Why are there three $p$-orbitals?

Question

This question is specifically about Schrödinger quantum mechanics, but if an answer in some other mode would illuminate it could be acceptable, as demonstrating a physical or mathematical reason for added axioms.

In short - since the p-orbital has rotational symmetry about only one axis, but the potential of a point charge has spherical symmetry, a specific solution corresponding to a p-orbital should also be a solution when arbitrarily rotated. That means there is an infinite number of p-orbital solutions in this context. However, the dimension of the solution space for the given energy, that is, the eigenspace for the given eigenvalue is presumably exactly three. One can use three axial p-orbitals to span the whole eigenspace.

Thus the exclusion principle for fermions seems to be that there are at most the dimension of the eigenspace number of particles in an eigenspace rather than 1 particle in an orbital, if an orbital is taken as a solution to the Schrödinger equation.

Can anyone confirm or deny this line of reasoning?

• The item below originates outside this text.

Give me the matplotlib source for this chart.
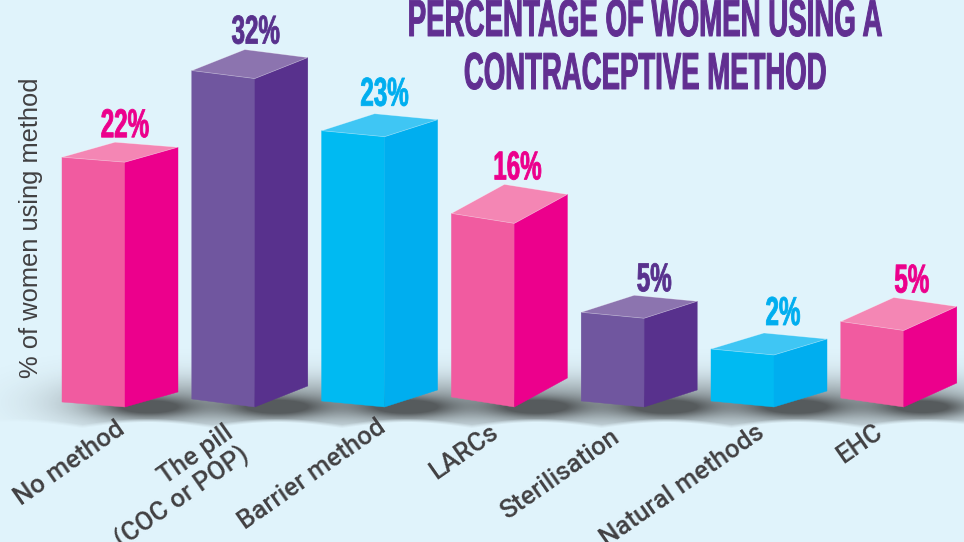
import matplotlib
matplotlib.use("Agg")
import matplotlib.pyplot as plt
from matplotlib.patches import Polygon
from matplotlib.patheffects import AbstractPathEffect
from matplotlib.transforms import Affine2D
import numpy as np

# data
categories = ["No method", "The pill\n(COC or POP)", "Barrier method", "LARCs",
              "Sterilisation", "Natural methods", "EHC"]
value_labels = ["22%", "32%", "23%", "16%", "5%", "2%", "5%"]
# the drawn bars are not to scale with their labels, these are the drawn heights
drawn_heights = [24.0, 32.2, 26.5, 18.0, 8.7, 5.1, 7.5]

# colours: front, side, top
PINK = ("#F15BA0", "#EC008C", "#F486B4")
PURPLE = ("#70569F", "#58318D", "#8C74AF")
BLUE = ("#00BAF2", "#00AEEF", "#3FC6F4")
bar_colors = [PINK, PURPLE, BLUE, PINK, PURPLE, BLUE, PINK]
BG = "#E0F3FB"
TEXT = "#414042"

# perspective of each box, in pixels
front_slope = [5, 8, 6, 10, 6, 6, 9]
side_rise = [15, 21, 17, 29, 17, 16, 24]
label_gap = [5, 6, 8, 5, 4, 8, 5]
label_shift = [0, 1, 0, 3, 10, 9, 8]
# end of each category label, pixels from the left edge of the bar and from the top
label_dx = [60, 47, 62, 44, 36, 51, 39]
label_y = [427, 442, 425, 430, 435, 430, 430]

# layout
W, H = 964, 542
X_STEP = 129.8
Y_STEP = 10.2
X0 = 62
BASE = 407
FRONT_W = 63
SIDE_W = 53

fig = plt.figure(figsize=(W / 100, H / 100), dpi=100, facecolor=BG)
ax = fig.add_axes([0, 0, 1, 1])
ax.axis("off")
xlim = (-X0 / X_STEP, (W - X0) / X_STEP)
ylim = (-(H - BASE) / Y_STEP, BASE / Y_STEP)


class Tall(AbstractPathEffect):
    # stretches a text upward from its baseline, there is no condensed font to use
    def __init__(self, sy, base, lw=0.0):
        super().__init__()
        self.sy = sy
        self.base = base
        self.lw = lw

    def draw_path(self, renderer, gc, tpath, affine, rgbFace=None):
        gc0 = renderer.new_gc()
        gc0.copy_properties(gc)
        gc0.set_linewidth(self.lw)
        gc0.set_foreground(rgbFace)
        tall = affine + Affine2D().translate(0, -self.base).scale(1, self.sy).translate(0, self.base)
        renderer.draw_path(gc0, tpath, tall, rgbFace)
        gc0.restore()


def px_x(dx):
    return dx / X_STEP


def px_y(dy):
    return dy / Y_STEP


ax.set_xlim(xlim)
ax.set_ylim(ylim)

# soft shadow under the bars
xx, yy = np.meshgrid(np.arange(W), np.arange(H))
shade = np.zeros((H, W))
for i in range(len(categories)):
    mid = X0 + i * X_STEP + FRONT_W
    shade += 0.36 * np.exp(-((xx - mid - 12) / 85.0) ** 2 - ((yy - 402) / 25.0) ** 2)
    shade += 0.55 * np.exp(-((xx - mid - 22) / 45.0) ** 2 - ((yy - 407) / 10.0) ** 2)
arc = 428 - 6 * np.abs(np.sin(np.pi * (xx - X0 - 20) / X_STEP))
shade *= np.clip((arc - yy) / 4.0, 0, 1)
shade = np.clip(shade, 0, 0.75)
rgba = np.zeros((H, W, 4))
rgba[..., :3] = 0.16
rgba[..., 3] = shade
ax.imshow(rgba, extent=(xlim[0], xlim[1], ylim[0], ylim[1]), origin="upper", aspect="auto", zorder=1)
ax.set_xlim(xlim)
ax.set_ylim(ylim)

# boxes
for i, h in enumerate(drawn_heights):
    front, side, top = bar_colors[i]
    left = i
    mid = i + px_x(FRONT_W)
    right = mid + px_x(SIDE_W)
    slope = px_y(front_slope[i])
    rise = px_y(side_rise[i])
    ax.add_patch(Polygon([(left, slope), (mid, 0), (mid, h), (left, h + slope)], fc=front, ec=front, lw=0.3, zorder=3))
    ax.add_patch(Polygon([(mid, 0), (right, rise), (right, h + rise), (mid, h)], fc=side, ec=side, lw=0.3, zorder=3))
    ax.add_patch(Polygon([(left, h + slope), (mid, h), (right, h + rise), (left + right - mid, h + slope + rise)],
                         fc=top, ec="#FFFFFF60", lw=0.5, zorder=4))
    label_base = h + slope + rise + px_y(label_gap[i])
    t = ax.text(mid + px_x(label_shift[i]), label_base, value_labels[i], color=side,
                family="Liberation Sans", weight="bold", fontsize=17.4, ha="center", va="baseline", zorder=5)
    t.set_path_effects([Tall(1 / 0.6, ax.transData.transform((0, label_base))[1], 0.6)])

    ax.text(i + px_x(label_dx[i]), (BASE - label_y[i]) / Y_STEP, categories[i], color=TEXT,
            family="Roboto", weight="medium", fontsize=18.6, rotation=35, rotation_mode="anchor",
            ha="right", va="center", ma="right", linespacing=1.05, zorder=5)

# axis label
ax.text(px_x(31 - X0), (BASE - 228) / Y_STEP, "% of women using method", color=TEXT,
        family="Liberation Sans", fontsize=18.4, rotation=90, ha="center", va="center", zorder=5)

# title, each line sized to its width in the picture and stretched to its height
title_lines = ["PERCENTAGE OF WOMEN USING A", "CONTRACEPTIVE METHOD"]
title_baselines = [36, 89]
title_widths = [475, 363]
TITLE_X = 645
TITLE_SIZE = 37.5
renderer = fig.canvas.get_renderer()
for line, base, width in zip(title_lines, title_baselines, title_widths):
    y = (BASE - base) / Y_STEP
    t = ax.text(px_x(TITLE_X - X0), y, line, color="#612F91",
                family="Liberation Sans", weight="bold", fontsize=TITLE_SIZE, ha="center", va="baseline", zorder=5)
    sx = width / t.get_window_extent(renderer).width
    t.set_fontsize(TITLE_SIZE * sx)
    t.set_path_effects([Tall(1 / sx, ax.transData.transform((0, y))[1], 0.7)])

fig.savefig("out.png", dpi=100, facecolor=BG)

And provide a reference to explicit statement in the literature?

Answer 1

… if an answer in some other mode would illuminate it could be acceptable, as demonstrating a physical or mathematical reason for added axioms.

There is a reason from chemistry which I want to discuss. Perhaps you know, that the observation of Methane and other chemical compounds led Linus Pauling to the concept of $sp^x$-hybridisations. The Carbon in Methane has 2 electrons in the s-subshell (to talk about orbitals is common but I think not precise because nothing is rotating nor moving) and 2 electrons in the p-subshells. But in the compound with the electrons from 4 Hydrogen atoms it was observed a tetrahedral structure:

So these observations show that in compounds the electrons from s- and p-subshells behave in the same manner, they are indistinguishable.

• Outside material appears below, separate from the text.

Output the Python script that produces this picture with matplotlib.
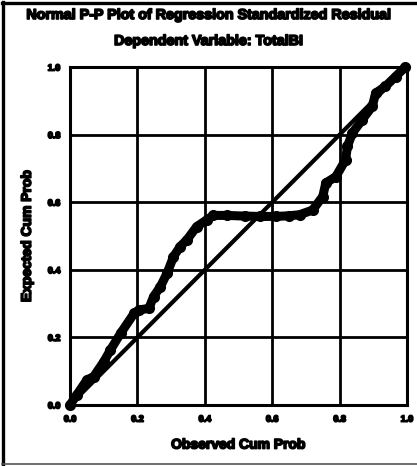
import numpy as np
import matplotlib.pyplot as plt
from matplotlib.lines import Line2D
import matplotlib.patheffects as pe

plt.rcParams.update({
    'font.family': ['Liberation Sans', 'DejaVu Sans'],
    'font.weight': 'bold',
})

# observed vs expected cumulative probabilities
observed = [0.00, 0.02, 0.05, 0.07, 0.10, 0.12, 0.15, 0.19, 0.204, 0.234, 0.248,
            0.268, 0.288, 0.307, 0.327, 0.347, 0.376, 0.406, 0.425, 0.465, 0.52,
            0.563, 0.612, 0.65, 0.681, 0.72, 0.75, 0.759, 0.789, 0.818, 0.823,
            0.838, 0.867, 0.897, 0.907, 0.936, 0.966, 0.995]
expected = [0.00, 0.03, 0.074, 0.084, 0.128, 0.163, 0.212, 0.271, 0.281, 0.286, 0.321,
            0.350, 0.390, 0.439, 0.469, 0.489, 0.528, 0.548, 0.561, 0.561, 0.559,
            0.558, 0.558, 0.560, 0.563, 0.577, 0.617, 0.657, 0.676, 0.726, 0.765,
            0.805, 0.844, 0.884, 0.923, 0.943, 0.972, 1.0]
ticks = [0.0, 0.2, 0.4, 0.6, 0.8, 1.0]
tick_labels = ['0.0', '0.2', '0.4', '0.6', '0.8', '1.0']

heavy = [pe.withStroke(linewidth=1.2, foreground='black')]

fig = plt.figure(figsize=(4.17, 4.66), dpi=100)
ax = fig.add_axes([0.168, 0.131, 0.808, 0.725])

# grid
for t in ticks[1:-1]:
    ax.axvline(t, color='black', lw=2.0, zorder=1)
    ax.axhline(t, color='black', lw=2.0, zorder=1)

# reference line
ax.plot([0, 1], [0, 1], color='black', lw=3.0, zorder=2, solid_capstyle='butt')

# observed points
ax.plot(observed, expected, color='black', lw=6.5, zorder=3,
        solid_capstyle='round', solid_joinstyle='round',
        marker='o', markersize=7, clip_on=False)

ax.set_xlim(0, 1)
ax.set_ylim(0, 1)
ax.set_xticks(ticks)
ax.set_yticks(ticks)
ax.set_xticklabels(tick_labels)
ax.set_yticklabels(tick_labels)
ax.tick_params(length=0, labelsize=6.5, pad=7)
for lab in ax.get_xticklabels() + ax.get_yticklabels():
    lab.set_fontweight('bold')
    lab.set_path_effects(heavy)
for sp in ax.spines.values():
    sp.set_linewidth(2.2)
    sp.set_zorder(4)

ax.set_xlabel('Observed Cum Prob', fontsize=10, fontweight='bold', labelpad=10,
              path_effects=heavy)
ax.set_ylabel('Expected Cum Prob', fontsize=10, fontweight='bold', labelpad=10,
              path_effects=heavy)

fig.text(0.5, 1 - 15 / 466, 'Normal P-P Plot of Regression Standardized Residual',
         ha='center', va='center', fontsize=10.3, fontweight='bold', path_effects=heavy)
fig.text(0.5, 1 - 41 / 466, 'Dependent Variable: TotalBI',
         ha='center', va='center', fontsize=10.3, fontweight='bold', path_effects=heavy)

# outer frame
fig.add_artist(Line2D([3 / 417, 3 / 417], [1 - 2 / 466, 1 - 464 / 466],
                      transform=fig.transFigure, color='black', lw=2.4))
fig.add_artist(Line2D([2 / 417, 1], [1 - 2.5 / 466, 1 - 2.5 / 466],
                      transform=fig.transFigure, color='black', lw=2.4))
fig.add_artist(Line2D([2 / 417, 1], [1 - 464 / 466, 1 - 464 / 466],
                      transform=fig.transFigure, color='#555555', lw=1.2))

fig.savefig('out.png', dpi=100)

The more interesting point is the fact that the subshells are calculated from spherical harmonics and for Euclidean coordinates. What was calculated is something like this:

But would it be possible to calculate some spherical harmonics with a tetrahedral structure? The answer is clearly yes:

(From the visualization of spherical harmonics)

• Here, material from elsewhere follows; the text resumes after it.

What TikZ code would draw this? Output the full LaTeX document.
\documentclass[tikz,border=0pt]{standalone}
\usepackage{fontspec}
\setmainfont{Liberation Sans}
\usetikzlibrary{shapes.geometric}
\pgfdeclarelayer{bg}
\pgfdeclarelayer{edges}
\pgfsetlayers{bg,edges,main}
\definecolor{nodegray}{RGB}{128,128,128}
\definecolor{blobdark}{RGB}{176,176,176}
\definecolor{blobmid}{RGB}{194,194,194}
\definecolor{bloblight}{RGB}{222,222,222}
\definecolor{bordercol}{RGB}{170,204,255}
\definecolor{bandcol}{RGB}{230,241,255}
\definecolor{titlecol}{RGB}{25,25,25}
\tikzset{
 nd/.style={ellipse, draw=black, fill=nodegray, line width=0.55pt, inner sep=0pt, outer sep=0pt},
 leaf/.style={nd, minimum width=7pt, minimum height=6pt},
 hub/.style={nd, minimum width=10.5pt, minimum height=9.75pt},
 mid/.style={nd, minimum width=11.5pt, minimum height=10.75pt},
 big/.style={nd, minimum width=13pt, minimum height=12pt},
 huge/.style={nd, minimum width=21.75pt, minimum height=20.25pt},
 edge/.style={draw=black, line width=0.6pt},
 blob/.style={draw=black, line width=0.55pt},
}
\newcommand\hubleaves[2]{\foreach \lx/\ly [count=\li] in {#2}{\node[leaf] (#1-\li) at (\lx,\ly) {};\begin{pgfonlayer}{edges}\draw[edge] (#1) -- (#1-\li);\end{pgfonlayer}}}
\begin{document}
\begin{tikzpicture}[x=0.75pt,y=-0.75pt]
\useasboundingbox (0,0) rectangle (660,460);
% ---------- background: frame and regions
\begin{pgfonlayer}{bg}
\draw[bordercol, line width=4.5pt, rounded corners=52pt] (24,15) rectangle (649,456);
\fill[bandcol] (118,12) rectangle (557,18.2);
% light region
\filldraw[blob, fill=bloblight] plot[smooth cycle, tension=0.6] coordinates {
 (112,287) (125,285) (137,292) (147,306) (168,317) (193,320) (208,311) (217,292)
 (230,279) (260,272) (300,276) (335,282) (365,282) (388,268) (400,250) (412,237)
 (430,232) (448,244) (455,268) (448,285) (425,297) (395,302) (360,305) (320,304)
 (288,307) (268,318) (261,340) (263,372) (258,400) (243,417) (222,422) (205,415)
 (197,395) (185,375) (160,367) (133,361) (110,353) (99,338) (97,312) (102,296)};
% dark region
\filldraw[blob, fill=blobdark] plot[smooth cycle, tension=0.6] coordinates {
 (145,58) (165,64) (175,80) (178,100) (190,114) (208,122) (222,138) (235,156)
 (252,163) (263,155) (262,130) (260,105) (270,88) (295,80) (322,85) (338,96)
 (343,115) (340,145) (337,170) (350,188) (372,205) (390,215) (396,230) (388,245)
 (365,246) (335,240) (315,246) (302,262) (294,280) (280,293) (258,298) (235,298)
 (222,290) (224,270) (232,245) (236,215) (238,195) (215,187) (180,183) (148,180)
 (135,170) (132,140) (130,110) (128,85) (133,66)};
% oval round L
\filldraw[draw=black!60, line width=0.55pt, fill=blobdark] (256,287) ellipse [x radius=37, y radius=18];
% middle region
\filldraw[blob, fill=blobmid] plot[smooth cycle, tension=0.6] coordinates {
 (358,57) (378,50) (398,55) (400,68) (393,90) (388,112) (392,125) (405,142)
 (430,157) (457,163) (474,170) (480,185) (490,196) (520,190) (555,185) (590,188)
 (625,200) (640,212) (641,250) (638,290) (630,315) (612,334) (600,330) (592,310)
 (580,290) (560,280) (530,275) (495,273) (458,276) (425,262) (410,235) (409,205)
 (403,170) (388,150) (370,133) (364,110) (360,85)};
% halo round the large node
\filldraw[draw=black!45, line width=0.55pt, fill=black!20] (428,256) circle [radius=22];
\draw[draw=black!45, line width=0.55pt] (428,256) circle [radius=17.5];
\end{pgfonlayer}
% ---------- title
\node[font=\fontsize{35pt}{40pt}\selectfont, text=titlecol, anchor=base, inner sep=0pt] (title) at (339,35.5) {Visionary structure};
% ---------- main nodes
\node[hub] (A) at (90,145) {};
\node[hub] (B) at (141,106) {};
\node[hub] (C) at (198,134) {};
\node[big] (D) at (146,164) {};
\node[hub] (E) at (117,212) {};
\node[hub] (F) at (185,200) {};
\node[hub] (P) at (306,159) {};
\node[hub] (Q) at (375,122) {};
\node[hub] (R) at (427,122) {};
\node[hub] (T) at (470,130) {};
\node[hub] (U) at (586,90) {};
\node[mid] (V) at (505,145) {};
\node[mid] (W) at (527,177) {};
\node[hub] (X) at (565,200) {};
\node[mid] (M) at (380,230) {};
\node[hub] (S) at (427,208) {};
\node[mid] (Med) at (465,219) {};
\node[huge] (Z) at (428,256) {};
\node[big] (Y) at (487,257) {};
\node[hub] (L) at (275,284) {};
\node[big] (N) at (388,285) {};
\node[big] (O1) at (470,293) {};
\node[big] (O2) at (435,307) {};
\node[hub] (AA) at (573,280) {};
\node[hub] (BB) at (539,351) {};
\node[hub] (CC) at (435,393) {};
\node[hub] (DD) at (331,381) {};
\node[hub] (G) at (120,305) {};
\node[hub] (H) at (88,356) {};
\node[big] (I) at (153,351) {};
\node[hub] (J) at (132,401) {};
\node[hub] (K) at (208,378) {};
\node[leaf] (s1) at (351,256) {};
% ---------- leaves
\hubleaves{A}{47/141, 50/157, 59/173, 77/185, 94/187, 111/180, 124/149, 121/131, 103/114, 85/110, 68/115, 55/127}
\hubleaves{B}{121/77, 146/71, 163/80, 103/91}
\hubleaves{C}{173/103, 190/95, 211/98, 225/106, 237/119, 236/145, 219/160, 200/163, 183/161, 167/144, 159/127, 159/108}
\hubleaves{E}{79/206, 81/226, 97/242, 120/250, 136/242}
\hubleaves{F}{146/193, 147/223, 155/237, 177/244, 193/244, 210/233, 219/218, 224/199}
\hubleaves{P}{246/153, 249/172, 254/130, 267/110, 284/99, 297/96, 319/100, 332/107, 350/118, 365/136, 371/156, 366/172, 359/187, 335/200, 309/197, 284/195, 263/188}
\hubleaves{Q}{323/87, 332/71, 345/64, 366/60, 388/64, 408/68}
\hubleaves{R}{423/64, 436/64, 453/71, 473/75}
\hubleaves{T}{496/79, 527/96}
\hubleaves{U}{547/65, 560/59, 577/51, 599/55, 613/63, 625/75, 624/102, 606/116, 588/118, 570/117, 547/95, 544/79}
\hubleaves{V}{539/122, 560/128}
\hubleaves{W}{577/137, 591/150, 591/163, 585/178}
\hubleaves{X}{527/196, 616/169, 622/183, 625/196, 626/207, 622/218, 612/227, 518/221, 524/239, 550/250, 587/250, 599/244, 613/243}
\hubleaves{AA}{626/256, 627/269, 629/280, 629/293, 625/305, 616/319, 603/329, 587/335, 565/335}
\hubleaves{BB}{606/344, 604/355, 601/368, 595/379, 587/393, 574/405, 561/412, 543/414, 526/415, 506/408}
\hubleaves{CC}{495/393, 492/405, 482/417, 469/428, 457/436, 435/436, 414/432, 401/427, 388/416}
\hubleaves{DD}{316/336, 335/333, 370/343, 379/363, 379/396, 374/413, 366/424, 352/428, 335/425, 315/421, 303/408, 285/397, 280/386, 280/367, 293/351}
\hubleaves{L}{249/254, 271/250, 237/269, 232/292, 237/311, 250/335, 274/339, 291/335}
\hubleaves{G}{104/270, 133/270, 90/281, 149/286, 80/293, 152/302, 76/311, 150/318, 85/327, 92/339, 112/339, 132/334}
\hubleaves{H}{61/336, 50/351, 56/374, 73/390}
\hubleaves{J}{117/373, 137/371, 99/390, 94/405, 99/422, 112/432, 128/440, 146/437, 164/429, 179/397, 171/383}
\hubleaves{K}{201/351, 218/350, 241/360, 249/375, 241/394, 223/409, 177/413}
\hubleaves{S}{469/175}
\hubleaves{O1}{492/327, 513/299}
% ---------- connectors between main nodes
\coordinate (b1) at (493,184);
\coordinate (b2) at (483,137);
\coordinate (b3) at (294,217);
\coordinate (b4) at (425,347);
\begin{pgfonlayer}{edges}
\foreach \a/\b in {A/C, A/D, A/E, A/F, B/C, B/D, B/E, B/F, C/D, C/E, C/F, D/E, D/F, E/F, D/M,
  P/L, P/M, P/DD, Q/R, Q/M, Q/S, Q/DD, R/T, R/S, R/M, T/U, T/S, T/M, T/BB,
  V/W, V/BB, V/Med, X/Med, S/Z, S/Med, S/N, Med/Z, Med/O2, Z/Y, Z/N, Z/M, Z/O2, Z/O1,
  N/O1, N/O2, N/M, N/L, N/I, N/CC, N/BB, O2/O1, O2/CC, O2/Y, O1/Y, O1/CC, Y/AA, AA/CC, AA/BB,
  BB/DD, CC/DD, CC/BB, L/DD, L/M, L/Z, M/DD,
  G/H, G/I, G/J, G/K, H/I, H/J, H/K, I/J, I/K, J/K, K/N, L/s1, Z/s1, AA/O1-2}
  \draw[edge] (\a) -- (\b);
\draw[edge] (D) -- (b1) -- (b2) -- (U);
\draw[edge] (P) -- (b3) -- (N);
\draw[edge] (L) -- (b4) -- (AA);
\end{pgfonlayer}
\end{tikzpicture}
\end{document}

There are 8 equally distributed directions with positive and negative signs. Please pay attention to the fact that around every positive area are exactly 3 negative areas and on the corners are exactly 3 positive areas. The same in analogy holds of course for the all negative areas. If interprete the signs as the direction of magnetic dipoles one get 8 electrons in perfect equilibration and this is an amazing model of the Neon atom.

In short - since the p-orbital has rotational symmetry about only one axis, but the potential of a point charge has spherical symmetry, a specific solution corresponding to a p-orbital should also be a solution when arbitrarily rotated. That means there is an infinite number of p-orbital solutions in this context.

Science is a mix of learned knowledge and thinking of unthinkable. Your statement gives the thinking a new impulse but will be meet with resistance.

All images from Wikipedia.

Answer 2

Thus the exclusion principle for fermions seems to be that there are at most the dimension of the eigenspace number of particles in an eigenspace rather than 1 particle in an orbital, if an orbital is taken as a solution to the Schrödinger equation.

Your reasoning is correct. We don't normally frame things in this way because it is clunker than y the strictly-equivalent language of one particle per orbital in a linearly-independent set, but your description is somewhat more accurate.

The true underpinnings of this structure is the fact that multi-electron states must be antisymmetric with particle exchange; if you want to produce such a state given a set of orbitals, then you apply a procedure called antisymmetrization, and you end up with a state called a Slater determinant. If you start with more electrons than the dimension of the space spanned by your orbitals, then the Slater determinant will vanish.

Furthermore, as you correctly note, what really matters in a multi-electron state is strictly the subspace spanned by the constituent orbitals, and not the specific choice of orbitals as a basis for that subspace. For more on that, see Are orbitals observable physical quantities in a many-electron setting?.

More generally, the passage from the naive Pauli exclusion principle to the fully-grown version in terms of antisymmetrized Slater determinants is treated at length in any atomic physics textbook; if you want something specific I'll recommend Haken and Wolf's The physics of atoms and quanta, but any textbook should do.

Answer 3

but the potential of a point charge has spherical symmetry, a specific solution corresponding to a p-orbital should also be a solution when arbitrarily rotated. That means there is an infinite number of p-orbital solutions in this context.

When the Hamiltonian has a symmetry, the solution does not need to be invariant under the same symmetry. But it has to obey certain transformational properties under the group action. Mathematically speaking, a symmetry is a group action, and the solutions of a symmetric Hamiltonian are representations of the group. Any representation of a group can be written as a sum of irreducible representation of the group.